I won't say it because whether killed in an insane war or by poorly trained cops or by untreated addictions, we've lost a part of our future. We've lost part of our greatest resources, our children.
I understand the single focus argument but won't endorse it. The people of this nation need to be told over and over again Katrina survivors are casualties of that fucking war going on in Iraq and Afghanistan.
They need to connect the damn dots that the costs of war aren't just some kids who voluntarily joined the military or the thousands of innocent Iraqi dead and wounded.
I have great love and respect for our young veterans but I can't forget the stories I heard from Katrina survivors. I can't forget the lost generations imprisoned for addiction and possession.
If we look at the peace movement, as Ritter did, we have to keep in mind the great majority of that movement is white European.
We've struggled to have the marginalized communities of poverty and color joins the peace movement.
With hungry children, two to three jobs or no jobs it's not high on the priority list to join a movement that seems to think holding a rally or march or being symbolically arrested is the way of effecting change.
When the young men of a community are constantly rousted each day, writing a letter to a congress person isn't high on their list.
When the same young men and their young female counterparts drop out of schools at almost a fifty percent rate, it's unlikely they'll focus in on the war as a cause to take up.
I think we fail as a movement if we don't continue the struggle to connect the military industrial complex to a nation addicted to violence and consumption of natural resources.
I think we fail if we don't connect the violence we've inflicted on nature and our planet with our perpetual warfare. What the hell is Agent Orange and depleted uranium if not environmental disasters?
Scott Ritter deserves respect for his willingness to speak up but I'm not persuaded to throw out all the sheet music just to hum one note.

WM. Terry Leichner, RN
Vietnam Veterans Against the War
Denver, Co
USMC Vietnam combat veteran

2 comments:

liberranter said...

Some goods points you make here. Sadly, while what you say is true, I think Scott Ritter has a point in stating that the nation, STILL not ready after all these decades of wasteful warmongering to take the possibility of peace seriously, is too intellectually stunted, collectively speaking, to see the folly of war while other issues clutter the picture.

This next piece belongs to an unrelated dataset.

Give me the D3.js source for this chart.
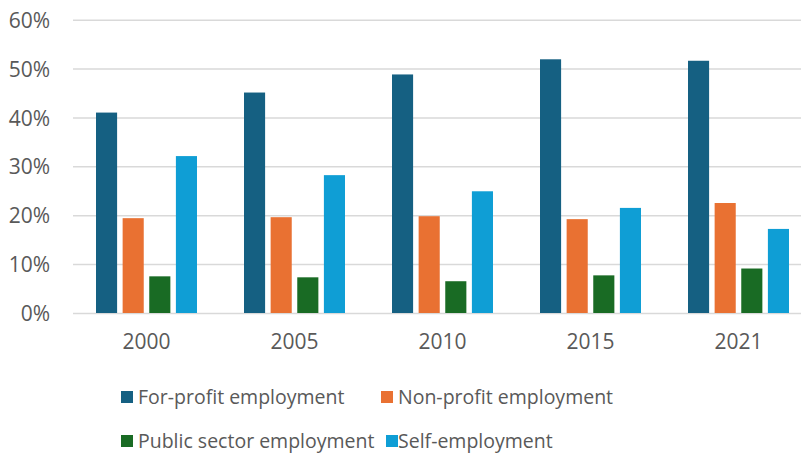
<!DOCTYPE html>
<html>
<head>
<meta charset="utf-8">
<script src="https://cdn.jsdelivr.net/npm/d3@7"></script>
<style>
  html, body { margin: 0; padding: 0; background: #fff; }
  svg { display: block; font-family: "Open Sans", "Liberation Sans", sans-serif; }
</style>
</head>
<body>
<svg id="chart" width="801" height="455"></svg>
<script>
// Employment shares by sector, selected years
const years = ["2000", "2005", "2010", "2015", "2021"];
const seriesNames = ["For-profit employment", "Non-profit employment", "Public sector employment", "Self-employment"];
const forProfit = [41.0, 45.1, 48.8, 51.9, 51.6];
const nonProfit = [19.4, 19.6, 19.8, 19.2, 22.5];
const publicSector = [7.5, 7.3, 6.5, 7.7, 9.1];
const selfEmployment = [32.1, 28.2, 24.9, 21.5, 17.2];
const yTicks = [0, 10, 20, 30, 40, 50, 60];
const colors = ["#156082", "#E97132", "#196B24", "#0F9ED5"];

const seriesValues = [forProfit, nonProfit, publicSector, selfEmployment];

const svg = d3.select("#chart");
const textColor = "#595959";
const axisFont = 21;

const y = d3.scaleLinear().domain([0, 60]).range([313, 19.7]);
const x0 = d3.scaleBand().domain(years).range([72.5, 812.5]).padding(0);
const x1 = d3.scaleBand().domain(d3.range(seriesNames.length))
  .range([23.5, 124.5]).paddingInner(0.2075).paddingOuter(0);

// Horizontal gridlines and percentage labels
const yAxis = d3.axisLeft(y)
  .tickValues(yTicks)
  .tickSize(-(801 - 73))
  .tickPadding(23)
  .tickFormat(d => d + "%");

const gy = svg.append("g")
  .attr("transform", "translate(73,0)")
  .call(yAxis);
gy.select(".domain").remove();
gy.selectAll(".tick line")
  .attr("stroke", "#d9d9d9")
  .attr("stroke-width", 1.5);
gy.selectAll(".tick text")
  .attr("fill", textColor)
  .attr("font-size", axisFont)
  .attr("dy", "0.36em")
  .attr("font-family", "'Open Sans', 'Liberation Sans', sans-serif");

// Grouped bars
const groups = svg.append("g")
  .selectAll("g")
  .data(years)
  .join("g")
  .attr("transform", d => `translate(${x0(d)},0)`);

groups.selectAll("rect")
  .data((d, i) => seriesValues.map((vals, s) => ({ s, v: vals[i] })))
  .join("rect")
  .attr("x", d => x1(d.s))
  .attr("width", x1.bandwidth())
  .attr("y", d => y(d.v))
  .attr("height", d => y(0) - y(d.v))
  .attr("fill", d => colors[d.s]);

// Category labels, centred under each cluster of bars
const clusterMid = (x1(0) + x1(seriesNames.length - 1) + x1.bandwidth()) / 2;
const xAxis = d3.axisBottom(x0).tickSize(0).tickPadding(21);
const gx = svg.append("g")
  .attr("transform", `translate(0,${y(0)})`)
  .call(xAxis);
gx.select(".domain").remove();
gx.selectAll(".tick")
  .attr("transform", d => `translate(${x0(d) + clusterMid},0)`);
gx.selectAll(".tick text")
  .attr("fill", textColor)
  .attr("font-size", axisFont)
  .attr("font-family", "'Open Sans', 'Liberation Sans', sans-serif");

// Legend in two rows
const legendPos = [
  { sx: 121, tx: 138, y: 391 },
  { sx: 381, tx: 398, y: 391 },
  { sx: 121, tx: 138, y: 435 },
  { sx: 386, tx: 398, y: 435 }
];
const legend = svg.append("g")
  .selectAll("g")
  .data(seriesNames)
  .join("g")
  .attr("transform", (d, i) => `translate(0,${legendPos[i].y})`);

legend.append("rect")
  .attr("x", (d, i) => legendPos[i].sx)
  .attr("width", 12)
  .attr("height", 12)
  .attr("fill", (d, i) => colors[i]);

legend.append("text")
  .attr("x", (d, i) => legendPos[i].tx)
  .attr("y", 6)
  .attr("dy", "0.35em")
  .attr("fill", textColor)
  .attr("font-size", 19.5)
  .text(d => d);
</script>
</body>
</html>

Yes, these other issues you mention are, on some level, related to the selfish destructiveness of war, but as long as the American warlover, whether from the far right or the left, continues to retain negative images of war protestors as "fringe lunatics", the legitmate peace movement will never be taken seriously. For this reason we'll have to "hum one note", to borrow your term, until the passive (or actively war-craving) majority begins to see the logical error of their ways in continuing to support the current carnage.

Terry said...

I agree with the remarks this nation hasn't shown any propensity toward true peace.
I disagree we go with just the focus of the one issue. Without some justice for the approximately 37 million Americans who live in poverty, we will never know peace.
The issue of race and racism is always hard to deal with but as long as we remain a predominately Euro-centric peace movement we'll not get peace.
All these issues are interwoven and will remain so regardless of any warrior stance we take.
What terrifies the mainstream is the possibility of a diverse movement.
Martin Luther King combined with Malcom X and the Black Panthers scared the hell out of white America.
When white America comes to realize it needs to join with brothers and sisters of color and fight against the rich and privileged, there will a possibility of peace.
These other issues won't go away, they'll only worsen and take our eyes off the prospects of peace further.